Stored data -

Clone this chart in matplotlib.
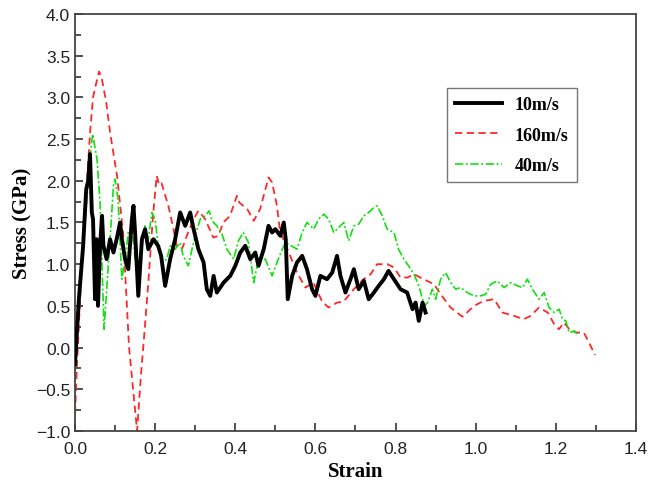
import matplotlib
matplotlib.use('Agg')
import matplotlib.pyplot as plt
import numpy as np

# 10 m/s
strain_10 = [0.0, 0.01, 0.02, 0.028, 0.033, 0.0375, 0.042, 0.045, 0.05, 0.054, 0.0575, 0.0625,
             0.0675, 0.071, 0.079, 0.0875, 0.096, 0.104, 0.1125, 0.117, 0.125, 0.133, 0.142, 0.146,
             0.15, 0.158, 0.167, 0.175, 0.183, 0.196, 0.2075, 0.215, 0.225, 0.2375, 0.25, 0.2625,
             0.275, 0.2875, 0.296, 0.308, 0.321, 0.329, 0.3375, 0.346, 0.354, 0.371, 0.3875, 0.4,
             0.4125, 0.425, 0.4375, 0.45, 0.458, 0.471, 0.483, 0.492, 0.5, 0.5125, 0.521, 0.526,
             0.531, 0.542, 0.554, 0.567, 0.579, 0.5917, 0.6, 0.6125, 0.629, 0.642, 0.654, 0.6625,
             0.675, 0.6875, 0.696, 0.708, 0.721, 0.733, 0.746, 0.758, 0.771, 0.7825, 0.796, 0.8125,
             0.829, 0.8425, 0.85, 0.858, 0.8675, 0.875]
stress_10 = [-0.2, 0.6, 1.2, 1.9, 2.0, 2.32, 1.62, 1.54, 0.58, 1.3, 0.5, 1.22,
             1.58, 1.22, 1.06, 1.3, 1.14, 1.3, 1.5, 1.3, 1.06, 0.94, 1.54, 1.7,
             1.38, 0.62, 1.3, 1.42, 1.18, 1.3, 1.22, 1.1, 0.74, 1.06, 1.3, 1.62,
             1.46, 1.62, 1.42, 1.18, 1.02, 0.7, 0.62, 0.86, 0.66, 0.78, 0.86, 0.98,
             1.14, 1.22, 1.06, 1.14, 0.98, 1.18, 1.46, 1.38, 1.42, 1.34, 1.5, 1.3,
             0.58, 0.86, 1.02, 1.1, 0.94, 0.7, 0.62, 0.86, 0.82, 0.9, 1.1, 0.86,
             0.66, 0.82, 0.94, 0.7, 0.8, 0.58, 0.66, 0.74, 0.82, 0.92, 0.82, 0.7,
             0.66, 0.46, 0.54, 0.32, 0.54, 0.42]

# 160 m/s
strain_160 = [0.0, 0.005, 0.012, 0.02, 0.03, 0.038, 0.045, 0.052, 0.06, 0.066, 0.078, 0.0875,
              0.105, 0.12, 0.135, 0.155, 0.165, 0.172, 0.183, 0.195, 0.204, 0.21, 0.216, 0.233,
              0.246, 0.254, 0.267, 0.279, 0.296, 0.308, 0.325, 0.345, 0.358, 0.37, 0.387, 0.404,
              0.41, 0.43, 0.446, 0.462, 0.483, 0.492, 0.504, 0.512, 0.52, 0.537, 0.554, 0.575,
              0.595, 0.617, 0.633, 0.654, 0.67, 0.696, 0.72, 0.738, 0.754, 0.78, 0.796, 0.8125,
              0.83, 0.846, 0.87, 0.896, 0.9125, 0.9375, 0.967, 0.996, 1.02, 1.046, 1.067, 1.096,
              1.12, 1.137, 1.158, 1.18, 1.196, 1.208, 1.22, 1.2375, 1.254, 1.27, 1.283, 1.298]
stress_160 = [-0.8, -0.2, 0.5, 1.3, 2.0, 2.6, 3.0, 3.15, 3.31, 3.25, 2.94, 2.58,
              2.06, 1.38, 0.0, -1.0, -0.3, 0.1, 0.78, 1.6, 2.06, 1.95, 1.97, 1.7,
              1.42, 1.22, 1.18, 1.34, 1.54, 1.64, 1.54, 1.32, 1.34, 1.5, 1.58, 1.82,
              1.74, 1.66, 1.52, 1.66, 2.04, 1.98, 1.7, 1.38, 1.3, 1.1, 0.9, 0.72,
              0.78, 0.55, 0.48, 0.54, 0.55, 0.7, 0.82, 0.88, 1.0, 1.0, 0.96, 0.84,
              0.84, 0.88, 0.82, 0.76, 0.64, 0.48, 0.37, 0.5, 0.56, 0.58, 0.42, 0.38,
              0.34, 0.38, 0.48, 0.42, 0.28, 0.22, 0.3, 0.2, 0.18, 0.18, 0.06, -0.09]

# 40 m/s
strain_40 = [0.0, 0.01, 0.02, 0.03, 0.038, 0.044, 0.055, 0.0625, 0.0725, 0.083, 0.0875, 0.096,
             0.1, 0.1075, 0.1125, 0.117, 0.125, 0.133, 0.142, 0.15, 0.158, 0.167, 0.175, 0.183,
             0.192, 0.2, 0.2075, 0.217, 0.229, 0.2375, 0.25, 0.2625, 0.27, 0.283, 0.292, 0.3,
             0.3125, 0.325, 0.335, 0.342, 0.354, 0.367, 0.379, 0.396, 0.408, 0.42, 0.433, 0.446,
             0.458, 0.475, 0.492, 0.504, 0.5175, 0.525, 0.54, 0.554, 0.567, 0.579, 0.596, 0.608,
             0.621, 0.633, 0.646, 0.658, 0.671, 0.683, 0.696, 0.708, 0.721, 0.733, 0.746, 0.754,
             0.767, 0.779, 0.796, 0.8075, 0.821, 0.8325, 0.846, 0.858, 0.8725, 0.88, 0.892, 0.9,
             0.9125, 0.925, 0.9375, 0.95, 0.9625, 0.979, 0.996, 1.0125, 1.025, 1.0375, 1.054,
             1.071, 1.0875, 1.104, 1.117, 1.129, 1.1417, 1.158, 1.171, 1.1833, 1.196, 1.2083,
             1.2167, 1.225, 1.233, 1.246, 1.254]
stress_40 = [-0.3, 0.5, 1.2, 1.8, 2.3, 2.56, 2.26, 1.74, 0.22, 0.98, 1.3, 1.94,
             2.02, 1.78, 1.26, 0.82, 1.06, 1.38, 1.46, 1.06, 0.9, 1.22, 1.46, 1.3,
             1.62, 1.54, 1.22, 1.02, 1.06, 1.22, 1.18, 1.26, 1.1, 0.98, 1.18, 1.34,
             1.54, 1.58, 1.64, 1.52, 1.46, 1.36, 1.18, 1.06, 1.28, 1.38, 1.26, 0.78,
             1.06, 1.06, 0.86, 1.02, 1.18, 1.26, 1.22, 1.18, 1.38, 1.5, 1.42, 1.54,
             1.6, 1.54, 1.38, 1.44, 1.5, 1.28, 1.46, 1.48, 1.58, 1.62, 1.68, 1.7,
             1.58, 1.42, 1.38, 1.18, 1.06, 0.98, 0.88, 0.74, 0.5, 0.54, 0.7, 0.58,
             0.82, 0.9, 0.78, 0.7, 0.72, 0.66, 0.62, 0.62, 0.64, 0.76, 0.8,
             0.72, 0.78, 0.74, 0.72, 0.82, 0.7, 0.58, 0.66, 0.48, 0.42, 0.46,
             0.34, 0.32, 0.18, 0.2, 0.16]

fig = plt.figure(figsize=(6.59, 4.85), dpi=100)
ax = fig.add_axes([0.1138, 0.1093, 0.8512, 0.8598])

ax.plot(strain_10, stress_10, color='black', lw=2.8, label='10m/s', zorder=3)
ax.plot(strain_160, stress_160, color='#ff2828', lw=1.3, ls=(0, (4, 2.5)), label='160m/s', zorder=2)
ax.plot(strain_40, stress_40, color='#10e010', lw=1.2, ls=(0, (5, 1.5, 1.2, 1.5)), label='40m/s', zorder=2)

ax.set_xlim(0, 1.4)
ax.set_ylim(-1.0, 4.0)
ax.set_xticks(np.arange(0, 1.41, 0.2))
ax.set_xticks(np.arange(0.1, 1.4, 0.2), minor=True)
ax.set_yticks(np.arange(-1.0, 4.01, 0.5))
ax.set_yticks(np.arange(-0.75, 4.0, 0.5), minor=True)
ax.tick_params(which='both', direction='in', top=False, right=False, color='#333333', width=1.2,
               labelsize=12.5, labelcolor='#222222', labelfontfamily='Liberation Sans')
ax.tick_params(which='major', length=6)
ax.tick_params(which='minor', length=4)
ax.tick_params(axis='x', pad=7)
for s in ax.spines.values():
    s.set_color('#444444')
    s.set_linewidth(1.3)

ax.set_xlabel('Strain', fontfamily='Liberation Serif', fontweight='bold', fontsize=15, labelpad=4)
ax.set_ylabel('Stress (GPa)', fontfamily='Liberation Serif', fontweight='bold', fontsize=15, labelpad=2)

leg = ax.legend(loc='upper left', bbox_to_anchor=(0.663, 0.8225), borderaxespad=0, fancybox=False,
                edgecolor='#555555', handlelength=2.6, labelspacing=0.75, borderpad=0.45,
                handletextpad=0.7, prop={'family': 'Liberation Serif', 'weight': 'bold', 'size': 13})
leg.get_frame().set_linewidth(1.0)

fig.savefig('out.png', dpi=100)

Your goal -
Only the lines from the top of the data through the line with "0.66, 0.46, 0.54, 0.32, 0.54, 0.42]" should be quoted, exactly and with both ends kept; skip the pictures.

Response -
Clone this chart in matplotlib.
import matplotlib
matplotlib.use('Agg')
import matplotlib.pyplot as plt
import numpy as np

# 10 m/s
strain_10 = [0.0, 0.01, 0.02, 0.028, 0.033, 0.0375, 0.042, 0.045, 0.05, 0.054, 0.0575, 0.0625,
             0.0675, 0.071, 0.079, 0.0875, 0.096, 0.104, 0.1125, 0.117, 0.125, 0.133, 0.142, 0.146,
             0.15, 0.158, 0.167, 0.175, 0.183, 0.196, 0.2075, 0.215, 0.225, 0.2375, 0.25, 0.2625,
             0.275, 0.2875, 0.296, 0.308, 0.321, 0.329, 0.3375, 0.346, 0.354, 0.371, 0.3875, 0.4,
             0.4125, 0.425, 0.4375, 0.45, 0.458, 0.471, 0.483, 0.492, 0.5, 0.5125, 0.521, 0.526,
             0.531, 0.542, 0.554, 0.567, 0.579, 0.5917, 0.6, 0.6125, 0.629, 0.642, 0.654, 0.6625,
             0.675, 0.6875, 0.696, 0.708, 0.721, 0.733, 0.746, 0.758, 0.771, 0.7825, 0.796, 0.8125,
             0.829, 0.8425, 0.85, 0.858, 0.8675, 0.875]
stress_10 = [-0.2, 0.6, 1.2, 1.9, 2.0, 2.32, 1.62, 1.54, 0.58, 1.3, 0.5, 1.22,
             1.58, 1.22, 1.06, 1.3, 1.14, 1.3, 1.5, 1.3, 1.06, 0.94, 1.54, 1.7,
             1.38, 0.62, 1.3, 1.42, 1.18, 1.3, 1.22, 1.1, 0.74, 1.06, 1.3, 1.62,
             1.46, 1.62, 1.42, 1.18, 1.02, 0.7, 0.62, 0.86, 0.66, 0.78, 0.86, 0.98,
             1.14, 1.22, 1.06, 1.14, 0.98, 1.18, 1.46, 1.38, 1.42, 1.34, 1.5, 1.3,
             0.58, 0.86, 1.02, 1.1, 0.94, 0.7, 0.62, 0.86, 0.82, 0.9, 1.1, 0.86,
             0.66, 0.82, 0.94, 0.7, 0.8, 0.58, 0.66, 0.74, 0.82, 0.92, 0.82, 0.7,
             0.66, 0.46, 0.54, 0.32, 0.54, 0.42]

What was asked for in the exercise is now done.